The recent revelation that the ongoing exercise, tagged Public Service Staff Verification Exercise, has retired 493 workers from the state payroll is exciting and goes to justify the existence of a panel to examine service records. According to the interim report from the committee, while 151 workers were retired for presenting fake documents, 340 were sacked for being overage, and two retired for absconding without justification.

A similar exercise by a Verification Committee on Age Discrepancy and Date of Birth and Employment of Public Officers in Delta State, headed by former Chairman of State Civil Service Commission (CSC), Dame Nkem Okwuofu, in 2017, made a stunning discovery.

Presenting its final report to former Governor, Dr. Ifeanyi Okowa, the committee disclosed that 1,695 workers were cleared of discrepancies.

Also, 137 were retired, and 810 had their dates of birth and employment corrected, 2,085 verified and affirmed, while 402 were absent. Speaking in a recent interview, the Chairman of the Delta State Bureau of Local Government Pensions, Mr. Benjamin Igo, a retired Permanent Secretary, captured the essence of the reform when he described the exercise as a necessary measure to ensure accuracy in personnel records, not a witch-hunt. We agree with him that such fraudulent acts distort the system, inflate the wage bill, and block opportunities for younger and qualified Deltans waiting to serve.

Over the years, the Nigerian public service, both at the federal and state levels, has become notorious for inefficiency largely because of weak personnel management and unchecked corruption. Ghost workers, fake certificates, and forged employment histories are recurring problems that bleed the treasury.

The move to verify workers is, however, viewed through a broader lens. This is not merely about catching culprits; it is about resetting the moral compass of public service. A clean, transparent record system strengthens institutional integrity and ensures that only those who merit their positions remain.

Bearing in mind that Delta State’s civil service is one of the largest in the country; the exercise should not be seen as a means to prune down the service but a step to sanitise it. The truth is that an oversized, inefficient workforce benefits no one. Rationalising the system, not through arbitrary retrenchment but through verification, helps to create a leaner, more competent, and more productive service. It also opens up employment opportunities for younger professionals who are brimming with ideas but locked out by an ageing, static bureaucracy.

It is our view that the exercise should not end at verification. The government must institutionalise continuous monitoring mechanisms, beginning from the entry stage of employment. Recruitment into the service should be transparent, merit-based, and digitally recorded to prevent falsification from the outset.

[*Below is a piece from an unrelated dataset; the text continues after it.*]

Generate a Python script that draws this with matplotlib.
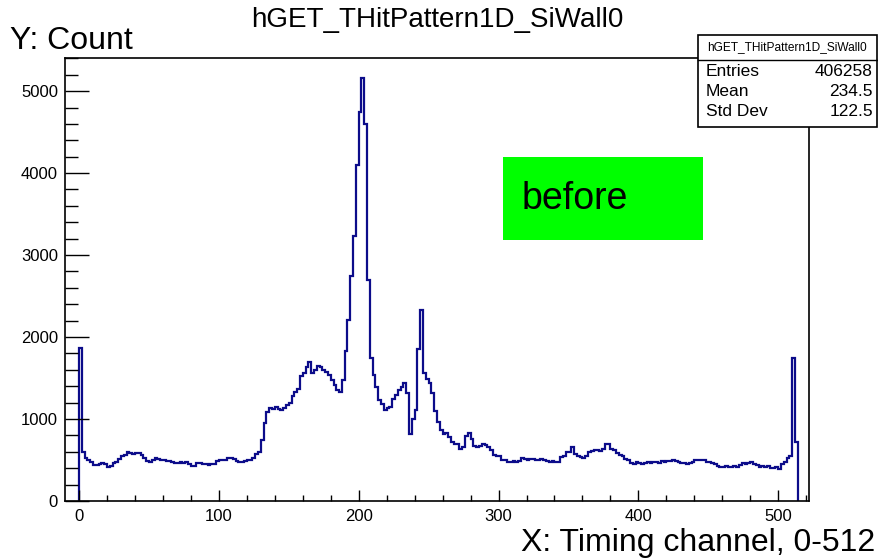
import numpy as np
import matplotlib
matplotlib.use("Agg")
import matplotlib.pyplot as plt
from matplotlib.patches import Rectangle
from matplotlib.lines import Line2D
from matplotlib.ticker import MultipleLocator

plt.rcParams['font.family'] = ['Liberation Sans', 'DejaVu Sans']

# ---------------- data ----------------
title = "hGET_THitPattern1D_SiWall0"
x_label = "X: Timing channel, 0-512"
y_label = "Y: Count"
stats_names = ["Entries", "Mean", "Std Dev"]
stats_values = ["406258", "234.5", "122.5"]
annotation = "before"

bin_width = 2
first_edge = 0
counts = [
    1866, 600, 520, 500, 475, 440, 435, 450, 465, 455,
    420, 425, 460, 470, 510, 545, 565, 600, 585, 570,
    580, 590, 560, 520, 490, 475, 505, 525, 515, 500,
    505, 490, 485, 480, 460, 465, 470, 465, 470, 450,
    425, 430, 460, 465, 455, 450, 445, 455, 450, 490,
    505, 500, 495, 520, 525, 515, 490, 480, 475, 485,
    500, 495, 520, 575, 600, 740, 950, 1080, 1130, 1120,
    1145, 1125, 1110, 1140, 1175, 1200, 1280, 1330, 1370, 1520,
    1560, 1640, 1690, 1560, 1600, 1650, 1630, 1600, 1570, 1540,
    1470, 1420, 1350, 1330, 1480, 1830, 2210, 2740, 3230, 4100,
    4750, 5160, 4600, 2700, 1750, 1540, 1390, 1230, 1180, 1110,
    1130, 1150, 1250, 1290, 1360, 1390, 1440, 1320, 820, 1000,
    1110, 1850, 2330, 1560, 1490, 1440, 1320, 1100, 960, 860,
    820, 830, 780, 720, 700, 690, 640, 660, 790, 830,
    760, 665, 660, 675, 700, 680, 660, 620, 560, 555,
    545, 500, 505, 480, 470, 490, 475, 485, 525, 510,
    505, 515, 510, 500, 505, 515, 500, 485, 475, 490,
    480, 470, 540, 545, 600, 595, 660, 570, 555, 540,
    530, 545, 600, 610, 620, 625, 615, 640, 700, 690,
    630, 620, 580, 560, 545, 510, 495, 465, 455, 470,
    460, 450, 465, 470, 465, 475, 470, 460, 485, 475,
    490, 485, 495, 490, 480, 460, 465, 455, 460, 470,
    500, 505, 495, 500, 480, 470, 465, 455, 425, 420,
    420, 425, 415, 420, 430, 420, 440, 460, 455, 465,
    470, 455, 440, 420, 425, 410, 425, 405, 400, 410,
    395, 455, 470, 530, 555, 1740, 720,
]
x_ticks = [0, 100, 200, 300, 400, 500]
y_ticks = [0, 1000, 2000, 3000, 4000, 5000]
x_range = (-10, 522)
y_range = (0, 5410)

# ---------------- layout helpers ----------------
W, H = 879, 560
def fx(px):
    return px / W
def fy(py):
    return 1 - py / H

fig = plt.figure(figsize=(W / 100, H / 100), dpi=100)
fig.patch.set_facecolor('white')

ax = fig.add_axes([fx(65), fy(501), (809 - 65) / W, (501 - 57.5) / H])

edges = first_edge + bin_width * np.arange(len(counts) + 1)
ax.stairs(counts, edges, color='#0c0c8a', linewidth=1.6, baseline=0)

ax.set_xlim(*x_range)
ax.set_ylim(*y_range)
ax.set_xticks(x_ticks)
ax.set_yticks(y_ticks)
ax.xaxis.set_minor_locator(MultipleLocator(20))
ax.yaxis.set_minor_locator(MultipleLocator(200))

ax.tick_params(axis='x', which='major', direction='in', length=7.9, width=1.0,
               labelsize=12, pad=6, top=False)
ax.tick_params(axis='x', which='minor', direction='in', length=4.3, width=1.0, top=False)
ax.tick_params(axis='y', which='major', direction='in', length=17.3, width=1.0,
               labelsize=12, pad=5, right=False)
ax.tick_params(axis='y', which='minor', direction='in', length=9.4, width=1.0, right=False)
for s in ax.spines.values():
    s.set_linewidth(1.2)
    s.set_color('black')

# titles / axis labels
fig.text(fx(437), fy(20), title, ha='center', va='center', fontsize=20)
fig.text(fx(10), fy(41), y_label, ha='left', va='center', fontsize=23)
fig.text(fx(875), fy(543), x_label, ha='right', va='center', fontsize=23)

# stats box
box = Rectangle((fx(698), fy(127)), (877.5 - 698) / W, (127 - 35) / H,
                transform=fig.transFigure, facecolor='white', edgecolor='black',
                linewidth=1.2, zorder=5)
fig.add_artist(box)
fig.add_artist(Line2D([fx(698), fx(877.5)], [fy(59.5), fy(59.5)],
                      transform=fig.transFigure, color='black', linewidth=1.0, zorder=6))
fig.text(fx(787), fy(47.5), title, ha='center', va='center', fontsize=8.6, zorder=7)
row_y = [72, 91.5, 111]
for name, val, yy in zip(stats_names, stats_values, row_y):
    fig.text(fx(706), fy(yy), name, ha='left', va='center', fontsize=12.5, zorder=7)
    fig.text(fx(873), fy(yy), val, ha='right', va='center', fontsize=12.5, zorder=7)

# green annotation box
gbox = Rectangle((fx(503), fy(240)), (703 - 503) / W, (240 - 157) / H,
                 transform=fig.transFigure, facecolor='#00ff00', edgecolor='none', zorder=5)
fig.add_artist(gbox)
fig.text(fx(522), fy(199), annotation, ha='left', va='center', fontsize=27,
         color='black', zorder=7)

fig.savefig("out.png", dpi=100)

Furthermore, the problem of age falsification is partly driven by fear — fear of delayed pension payments and post-retirement hardship. To tackle this, the government must fix the pension system. Prompt payment of retirement benefits, within six months of exit, would discourage falsification and rebuild trust.

The verification exercise also sends a strong moral message: that integrity still matters in public service. Cheating the system for personal gain eventually undermines the same system that sustains everyone. The reward for deceit should never be comfort; it should be exposure and accountability.

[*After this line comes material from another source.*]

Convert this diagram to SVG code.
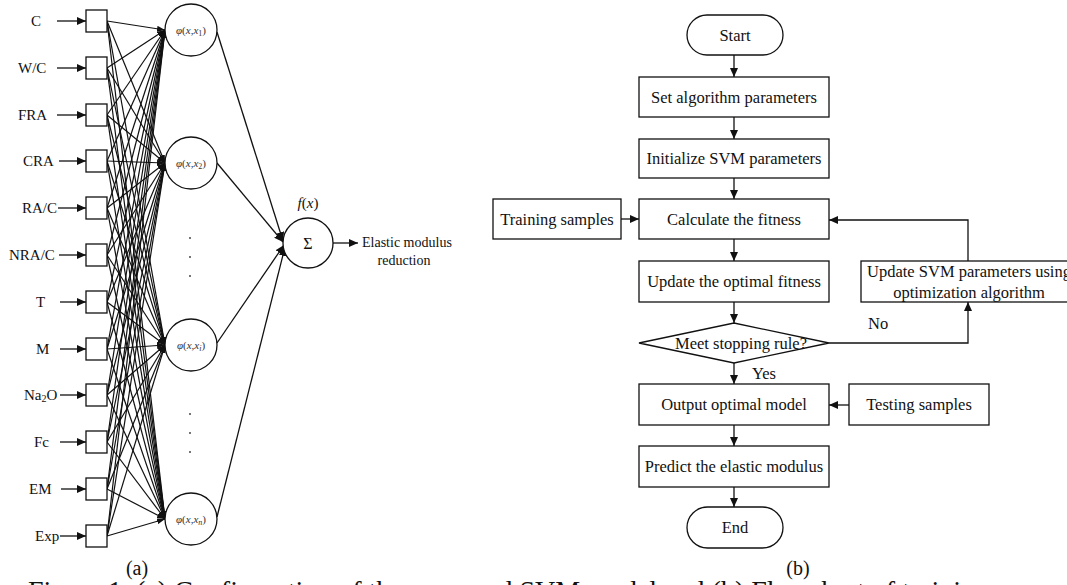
<svg xmlns="http://www.w3.org/2000/svg" width="1067" height="585" viewBox="0 0 1067 585">
<style>
text{font-family:"Liberation Serif","Times New Roman",serif;fill:#111}
.lbl{font-size:15px}
.phi{font-size:11px;fill:#333}
.fc{font-size:16.5px}
.box{fill:#fff;stroke:#111;stroke-width:1.3}
.c{stroke:#111;stroke-width:1.3;fill:none;marker-end:url(#ah)}
.h{stroke:#111;stroke-width:1.2;fill:none;marker-end:url(#ah2)}
.dot{fill:#333}
</style>
<defs>
<marker id="ah" markerUnits="userSpaceOnUse" markerWidth="9" markerHeight="8" refX="9" refY="4" orient="auto"><path d="M0,0 L9,4 L0,8 z" fill="#111"/></marker>
<marker id="ah2" markerUnits="userSpaceOnUse" markerWidth="8" markerHeight="6" refX="8" refY="3" orient="auto"><path d="M0,0 L8,3 L0,6 z" fill="#111"/></marker>
</defs>
<rect width="1067" height="585" fill="#fff"/>

<g id="connectors">
<line class="c" x1="57" y1="21" x2="86" y2="21"/>
<line class="c" x1="57" y1="68" x2="86" y2="68"/>
<line class="c" x1="57" y1="115" x2="86" y2="115"/>
<line class="c" x1="59" y1="161" x2="86" y2="161"/>
<line class="c" x1="58" y1="208" x2="86" y2="208"/>
<line class="c" x1="59" y1="255" x2="86" y2="255"/>
<line class="c" x1="60" y1="302" x2="86" y2="302"/>
<line class="c" x1="60" y1="349" x2="86" y2="349"/>
<line class="c" x1="60" y1="395" x2="86" y2="395"/>
<line class="c" x1="60" y1="442" x2="86" y2="442"/>
<line class="c" x1="61" y1="489" x2="86" y2="489"/>
<line class="c" x1="60" y1="536" x2="86" y2="536"/>
<g id="hidden-links">
<line class="h" x1="107" y1="21" x2="165" y2="30"/><line class="h" x1="107" y1="21" x2="165" y2="163"/><line class="h" x1="107" y1="21" x2="165" y2="345"/><line class="h" x1="107" y1="21" x2="165" y2="519"/>
<line class="h" x1="107" y1="68" x2="165" y2="30"/><line class="h" x1="107" y1="68" x2="165" y2="163"/><line class="h" x1="107" y1="68" x2="165" y2="345"/><line class="h" x1="107" y1="68" x2="165" y2="519"/>
<line class="h" x1="107" y1="115" x2="165" y2="30"/><line class="h" x1="107" y1="115" x2="165" y2="163"/><line class="h" x1="107" y1="115" x2="165" y2="345"/><line class="h" x1="107" y1="115" x2="165" y2="519"/>
<line class="h" x1="107" y1="161" x2="165" y2="30"/><line class="h" x1="107" y1="161" x2="165" y2="163"/><line class="h" x1="107" y1="161" x2="165" y2="345"/><line class="h" x1="107" y1="161" x2="165" y2="519"/>
<line class="h" x1="107" y1="208" x2="165" y2="30"/><line class="h" x1="107" y1="208" x2="165" y2="163"/><line class="h" x1="107" y1="208" x2="165" y2="345"/><line class="h" x1="107" y1="208" x2="165" y2="519"/>
<line class="h" x1="107" y1="255" x2="165" y2="30"/><line class="h" x1="107" y1="255" x2="165" y2="163"/><line class="h" x1="107" y1="255" x2="165" y2="345"/><line class="h" x1="107" y1="255" x2="165" y2="519"/>
<line class="h" x1="107" y1="302" x2="165" y2="30"/><line class="h" x1="107" y1="302" x2="165" y2="163"/><line class="h" x1="107" y1="302" x2="165" y2="345"/><line class="h" x1="107" y1="302" x2="165" y2="519"/>
<line class="h" x1="107" y1="349" x2="165" y2="30"/><line class="h" x1="107" y1="349" x2="165" y2="163"/><line class="h" x1="107" y1="349" x2="165" y2="345"/><line class="h" x1="107" y1="349" x2="165" y2="519"/>
<line class="h" x1="107" y1="395" x2="165" y2="30"/><line class="h" x1="107" y1="395" x2="165" y2="163"/><line class="h" x1="107" y1="395" x2="165" y2="345"/><line class="h" x1="107" y1="395" x2="165" y2="519"/>
<line class="h" x1="107" y1="442" x2="165" y2="30"/><line class="h" x1="107" y1="442" x2="165" y2="163"/><line class="h" x1="107" y1="442" x2="165" y2="345"/><line class="h" x1="107" y1="442" x2="165" y2="519"/>
<line class="h" x1="107" y1="489" x2="165" y2="30"/><line class="h" x1="107" y1="489" x2="165" y2="163"/><line class="h" x1="107" y1="489" x2="165" y2="345"/><line class="h" x1="107" y1="489" x2="165" y2="519"/>
<line class="h" x1="107" y1="536" x2="165" y2="30"/><line class="h" x1="107" y1="536" x2="165" y2="163"/><line class="h" x1="107" y1="536" x2="165" y2="345"/><line class="h" x1="107" y1="536" x2="165" y2="519"/>
</g>
<line class="c" x1="217" y1="32" x2="283" y2="241"/>
<line class="c" x1="217" y1="163" x2="283" y2="242"/>
<line class="c" x1="217" y1="343" x2="284" y2="245"/>
<line class="c" x1="217" y1="517" x2="285" y2="247"/>
<line class="c" x1="333" y1="243" x2="358" y2="243"/>
<line class="c" x1="734" y1="55" x2="734" y2="77"/>
<line class="c" x1="734" y1="117" x2="734" y2="139"/>
<line class="c" x1="734" y1="178" x2="734" y2="199"/>
<line class="c" x1="621" y1="219" x2="639" y2="219"/>
<line class="c" x1="734" y1="239" x2="734" y2="261"/>
<line class="c" x1="734" y1="302" x2="734" y2="323"/>
<line class="c" x1="734" y1="363" x2="734" y2="384"/>
<line class="c" x1="849" y1="405" x2="829" y2="405"/>
<line class="c" x1="734" y1="425" x2="734" y2="446"/>
<line class="c" x1="734" y1="487" x2="734" y2="507"/>
<polyline class="c" points="829,343 968,343 968,302"/>
<polyline class="c" points="968,261 968,220 829,220"/>
</g>

<g id="inputs">
<text class="lbl" x="31" y="26">C</text>
<text class="lbl" x="18" y="73">W/C</text>
<text class="lbl" x="18" y="120">FRA</text>
<text class="lbl" x="23" y="166">CRA</text>
<text class="lbl" x="22" y="213">RA/C</text>
<text class="lbl" x="9" y="260">NRA/C</text>
<text class="lbl" x="36" y="307">T</text>
<text class="lbl" x="36" y="354">M</text>
<text class="lbl" x="24" y="400">Na<tspan font-size="10" dy="2">2</tspan><tspan dy="-2">O</tspan></text>
<text class="lbl" x="34" y="447">Fc</text>
<text class="lbl" x="29" y="494">EM</text>
<text class="lbl" x="35" y="541">Exp</text>
</g>

<g id="input-boxes">
<rect class="box" x="86" y="10" width="21" height="22"/>
<rect class="box" x="86" y="57" width="21" height="22"/>
<rect class="box" x="86" y="104" width="21" height="22"/>
<rect class="box" x="86" y="150" width="21" height="22"/>
<rect class="box" x="86" y="197" width="21" height="22"/>
<rect class="box" x="86" y="244" width="21" height="22"/>
<rect class="box" x="86" y="291" width="21" height="22"/>
<rect class="box" x="86" y="338" width="21" height="22"/>
<rect class="box" x="86" y="384" width="21" height="22"/>
<rect class="box" x="86" y="431" width="21" height="22"/>
<rect class="box" x="86" y="478" width="21" height="22"/>
<rect class="box" x="86" y="525" width="21" height="22"/>
</g>

<g id="hidden1">
<circle class="box" cx="191" cy="30" r="26"/>
<text class="phi" x="191" y="34" text-anchor="middle"><tspan font-style="italic">φ</tspan>(<tspan font-style="italic">x</tspan>,<tspan font-style="italic">x</tspan><tspan font-size="8" dy="2">1</tspan><tspan dy="-2">)</tspan></text>
</g>
<g id="hidden2">
<circle class="box" cx="191" cy="163" r="26"/>
<text class="phi" x="191" y="167" text-anchor="middle"><tspan font-style="italic">φ</tspan>(<tspan font-style="italic">x</tspan>,<tspan font-style="italic">x</tspan><tspan font-size="8" dy="2">2</tspan><tspan dy="-2">)</tspan></text>
</g>
<g id="hiddeni">
<circle class="box" cx="191" cy="345" r="26"/>
<text class="phi" x="191" y="349" text-anchor="middle"><tspan font-style="italic">φ</tspan>(<tspan font-style="italic">x</tspan>,<tspan font-style="italic">x</tspan><tspan font-size="8" dy="2" font-style="italic">i</tspan><tspan dy="-2">)</tspan></text>
</g>
<g id="hiddenn">
<circle class="box" cx="191" cy="519" r="26"/>
<text class="phi" x="191" y="523" text-anchor="middle"><tspan font-style="italic">φ</tspan>(<tspan font-style="italic">x</tspan>,<tspan font-style="italic">x</tspan><tspan font-size="8" dy="2" font-style="italic">n</tspan><tspan dy="-2">)</tspan></text>
</g>
<g id="dots">
<circle class="dot" cx="190" cy="238" r="0.9"/><circle class="dot" cx="190" cy="257" r="0.9"/><circle class="dot" cx="190" cy="276" r="0.9"/>
<circle class="dot" cx="190" cy="414" r="0.9"/><circle class="dot" cx="190" cy="433" r="0.9"/><circle class="dot" cx="190" cy="452" r="0.9"/>
</g>

<g id="sum">
<circle class="box" cx="308" cy="243" r="25"/>
<text x="308" y="249" text-anchor="middle" font-size="16">Σ</text>
<text x="308" y="208" text-anchor="middle" font-size="15" font-style="italic">f<tspan font-style="normal">(</tspan>x<tspan font-style="normal">)</tspan></text>
</g>
<g id="output">
<text x="362" y="247" font-size="14">Elastic modulus</text>
<text x="404" y="265" font-size="14" text-anchor="middle">reduction</text>
</g>
<text x="137" y="575" font-size="20" text-anchor="middle">(a)</text>

<g id="start"><rect class="box" x="687" y="15" width="96" height="40" rx="20"/><text class="fc" x="735" y="40.5" text-anchor="middle">Start</text></g>
<g id="set-params"><rect class="box" x="639" y="77" width="190" height="40"/><text class="fc" x="734" y="102.5" text-anchor="middle">Set algorithm parameters</text></g>
<g id="init-svm"><rect class="box" x="639" y="139" width="190" height="39"/><text class="fc" x="734" y="164" text-anchor="middle">Initialize SVM parameters</text></g>
<g id="training"><rect class="box" x="493" y="199" width="128" height="40"/><text class="fc" x="557" y="224.5" text-anchor="middle">Training samples</text></g>
<g id="calc-fitness"><rect class="box" x="639" y="199" width="190" height="40"/><text class="fc" x="734" y="224.5" text-anchor="middle">Calculate the fitness</text></g>
<g id="update-fitness"><rect class="box" x="639" y="261" width="190" height="41"/><text class="fc" x="734" y="287" text-anchor="middle">Update the optimal fitness</text></g>
<g id="update-svm"><rect class="box" x="861" y="261" width="216" height="41"/><text class="fc" x="969" y="277" text-anchor="middle">Update SVM parameters using</text><text class="fc" x="969" y="298" text-anchor="middle">optimization algorithm</text></g>
<g id="stop-rule"><polygon class="box" points="639,343 734,323 829,343 734,363"/><text class="fc" x="741" y="349" text-anchor="middle">Meet stopping rule?</text></g>
<text class="fc" x="752" y="379">Yes</text>
<text class="fc" x="868" y="329">No</text>
<g id="output-model"><rect class="box" x="639" y="384" width="190" height="41"/><text class="fc" x="734" y="410" text-anchor="middle">Output optimal model</text></g>
<g id="testing"><rect class="box" x="849" y="384" width="140" height="41"/><text class="fc" x="919" y="410" text-anchor="middle">Testing samples</text></g>
<g id="predict"><rect class="box" x="639" y="446" width="190" height="41"/><text class="fc" x="734" y="472" text-anchor="middle">Predict the elastic modulus</text></g>
<g id="end"><rect class="box" x="687" y="507" width="96" height="41" rx="20.5"/><text class="fc" x="735" y="533" text-anchor="middle">End</text></g>
<text x="798" y="575" font-size="20" text-anchor="middle">(b)</text>

<text x="28" y="600" font-size="28">Figure 1. (a) Configuration of the proposed SVM model and (b) Flowchart of training</text>
</svg>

As the committee continues its work, it deserves the cooperation of all stakeholders, Ministries, Departments, and Agencies (MDAs), labour unions, and pension offices. Transparency and fairness must remain the guiding principles.

Ultimately, the ongoing verification in Delta State is more than an audit; it is a moral and administrative reset. If properly sustained, it will restore discipline, inspire public confidence, and build a service that truly reflects the values of diligence, honesty, and professionalism.